GIVEN EXERCISE ::
Please repeat all of the lines that follow, exactly as written.
* Begin GIVEN DATA *
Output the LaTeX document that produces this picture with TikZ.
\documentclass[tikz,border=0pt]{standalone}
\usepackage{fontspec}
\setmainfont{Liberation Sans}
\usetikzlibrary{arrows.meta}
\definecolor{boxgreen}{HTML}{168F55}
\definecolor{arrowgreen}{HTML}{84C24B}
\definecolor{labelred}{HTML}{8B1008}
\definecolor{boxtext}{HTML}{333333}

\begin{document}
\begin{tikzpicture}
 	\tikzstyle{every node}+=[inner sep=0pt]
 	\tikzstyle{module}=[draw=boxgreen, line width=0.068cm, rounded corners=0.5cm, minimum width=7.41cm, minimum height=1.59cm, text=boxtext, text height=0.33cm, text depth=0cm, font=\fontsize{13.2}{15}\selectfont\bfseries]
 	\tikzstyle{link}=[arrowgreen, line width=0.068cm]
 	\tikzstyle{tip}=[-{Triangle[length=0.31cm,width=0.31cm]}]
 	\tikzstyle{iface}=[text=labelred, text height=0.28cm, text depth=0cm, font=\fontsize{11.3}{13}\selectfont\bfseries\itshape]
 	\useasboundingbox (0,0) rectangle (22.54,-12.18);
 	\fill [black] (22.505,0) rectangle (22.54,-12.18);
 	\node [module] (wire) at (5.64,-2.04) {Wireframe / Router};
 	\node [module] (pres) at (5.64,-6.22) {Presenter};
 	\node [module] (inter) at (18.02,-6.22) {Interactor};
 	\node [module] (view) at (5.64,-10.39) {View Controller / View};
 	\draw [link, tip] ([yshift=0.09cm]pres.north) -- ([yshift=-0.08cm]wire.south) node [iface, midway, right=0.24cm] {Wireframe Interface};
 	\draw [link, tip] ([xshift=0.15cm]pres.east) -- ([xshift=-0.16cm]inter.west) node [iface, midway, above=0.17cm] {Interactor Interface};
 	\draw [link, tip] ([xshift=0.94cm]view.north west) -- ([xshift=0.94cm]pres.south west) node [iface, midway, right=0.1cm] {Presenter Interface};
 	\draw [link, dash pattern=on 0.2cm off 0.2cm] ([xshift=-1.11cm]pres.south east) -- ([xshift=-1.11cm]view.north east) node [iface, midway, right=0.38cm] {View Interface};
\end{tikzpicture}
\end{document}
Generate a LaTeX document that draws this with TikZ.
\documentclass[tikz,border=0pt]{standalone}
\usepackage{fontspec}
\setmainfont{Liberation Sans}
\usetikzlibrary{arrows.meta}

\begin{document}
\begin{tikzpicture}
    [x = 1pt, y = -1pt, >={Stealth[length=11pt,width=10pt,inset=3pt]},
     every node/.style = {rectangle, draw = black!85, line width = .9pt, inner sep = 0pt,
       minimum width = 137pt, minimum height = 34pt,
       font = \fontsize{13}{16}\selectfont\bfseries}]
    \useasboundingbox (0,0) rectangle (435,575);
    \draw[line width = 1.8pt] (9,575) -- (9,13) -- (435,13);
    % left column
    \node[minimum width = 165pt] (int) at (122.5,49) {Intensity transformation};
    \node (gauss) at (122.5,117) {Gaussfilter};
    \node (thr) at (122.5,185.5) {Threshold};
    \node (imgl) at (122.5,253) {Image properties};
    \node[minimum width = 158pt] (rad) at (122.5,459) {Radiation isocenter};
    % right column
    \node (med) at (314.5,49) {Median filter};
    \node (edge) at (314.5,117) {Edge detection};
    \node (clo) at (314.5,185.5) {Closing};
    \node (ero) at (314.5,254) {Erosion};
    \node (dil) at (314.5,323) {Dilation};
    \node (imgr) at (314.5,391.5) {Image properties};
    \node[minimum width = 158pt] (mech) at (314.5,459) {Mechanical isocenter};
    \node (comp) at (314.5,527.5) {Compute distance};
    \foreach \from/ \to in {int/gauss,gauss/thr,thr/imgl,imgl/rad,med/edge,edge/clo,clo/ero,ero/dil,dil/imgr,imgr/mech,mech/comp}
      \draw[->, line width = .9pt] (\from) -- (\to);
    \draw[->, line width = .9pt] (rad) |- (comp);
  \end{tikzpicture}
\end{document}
* End GIVEN DATA *
THE RESPONSE ::
Output the LaTeX document that produces this picture with TikZ.
\documentclass[tikz,border=0pt]{standalone}
\usepackage{fontspec}
\setmainfont{Liberation Sans}
\usetikzlibrary{arrows.meta}
\definecolor{boxgreen}{HTML}{168F55}
\definecolor{arrowgreen}{HTML}{84C24B}
\definecolor{labelred}{HTML}{8B1008}
\definecolor{boxtext}{HTML}{333333}

\begin{document}
\begin{tikzpicture}
 	\tikzstyle{every node}+=[inner sep=0pt]
 	\tikzstyle{module}=[draw=boxgreen, line width=0.068cm, rounded corners=0.5cm, minimum width=7.41cm, minimum height=1.59cm, text=boxtext, text height=0.33cm, text depth=0cm, font=\fontsize{13.2}{15}\selectfont\bfseries]
 	\tikzstyle{link}=[arrowgreen, line width=0.068cm]
 	\tikzstyle{tip}=[-{Triangle[length=0.31cm,width=0.31cm]}]
 	\tikzstyle{iface}=[text=labelred, text height=0.28cm, text depth=0cm, font=\fontsize{11.3}{13}\selectfont\bfseries\itshape]
 	\useasboundingbox (0,0) rectangle (22.54,-12.18);
 	\fill [black] (22.505,0) rectangle (22.54,-12.18);
 	\node [module] (wire) at (5.64,-2.04) {Wireframe / Router};
 	\node [module] (pres) at (5.64,-6.22) {Presenter};
 	\node [module] (inter) at (18.02,-6.22) {Interactor};
 	\node [module] (view) at (5.64,-10.39) {View Controller / View};
 	\draw [link, tip] ([yshift=0.09cm]pres.north) -- ([yshift=-0.08cm]wire.south) node [iface, midway, right=0.24cm] {Wireframe Interface};
 	\draw [link, tip] ([xshift=0.15cm]pres.east) -- ([xshift=-0.16cm]inter.west) node [iface, midway, above=0.17cm] {Interactor Interface};
 	\draw [link, tip] ([xshift=0.94cm]view.north west) -- ([xshift=0.94cm]pres.south west) node [iface, midway, right=0.1cm] {Presenter Interface};
 	\draw [link, dash pattern=on 0.2cm off 0.2cm] ([xshift=-1.11cm]pres.south east) -- ([xshift=-1.11cm]view.north east) node [iface, midway, right=0.38cm] {View Interface};
\end{tikzpicture}
\end{document}
Generate a LaTeX document that draws this with TikZ.
\documentclass[tikz,border=0pt]{standalone}
\usepackage{fontspec}
\setmainfont{Liberation Sans}
\usetikzlibrary{arrows.meta}

\begin{document}
\begin{tikzpicture}
    [x = 1pt, y = -1pt, >={Stealth[length=11pt,width=10pt,inset=3pt]},
     every node/.style = {rectangle, draw = black!85, line width = .9pt, inner sep = 0pt,
       minimum width = 137pt, minimum height = 34pt,
       font = \fontsize{13}{16}\selectfont\bfseries}]
    \useasboundingbox (0,0) rectangle (435,575);
    \draw[line width = 1.8pt] (9,575) -- (9,13) -- (435,13);
    % left column
    \node[minimum width = 165pt] (int) at (122.5,49) {Intensity transformation};
    \node (gauss) at (122.5,117) {Gaussfilter};
    \node (thr) at (122.5,185.5) {Threshold};
    \node (imgl) at (122.5,253) {Image properties};
    \node[minimum width = 158pt] (rad) at (122.5,459) {Radiation isocenter};
    % right column
    \node (med) at (314.5,49) {Median filter};
    \node (edge) at (314.5,117) {Edge detection};
    \node (clo) at (314.5,185.5) {Closing};
    \node (ero) at (314.5,254) {Erosion};
    \node (dil) at (314.5,323) {Dilation};
    \node (imgr) at (314.5,391.5) {Image properties};
    \node[minimum width = 158pt] (mech) at (314.5,459) {Mechanical isocenter};
    \node (comp) at (314.5,527.5) {Compute distance};
    \foreach \from/ \to in {int/gauss,gauss/thr,thr/imgl,imgl/rad,med/edge,edge/clo,clo/ero,ero/dil,dil/imgr,imgr/mech,mech/comp}
      \draw[->, line width = .9pt] (\from) -- (\to);
    \draw[->, line width = .9pt] (rad) |- (comp);
  \end{tikzpicture}
\end{document}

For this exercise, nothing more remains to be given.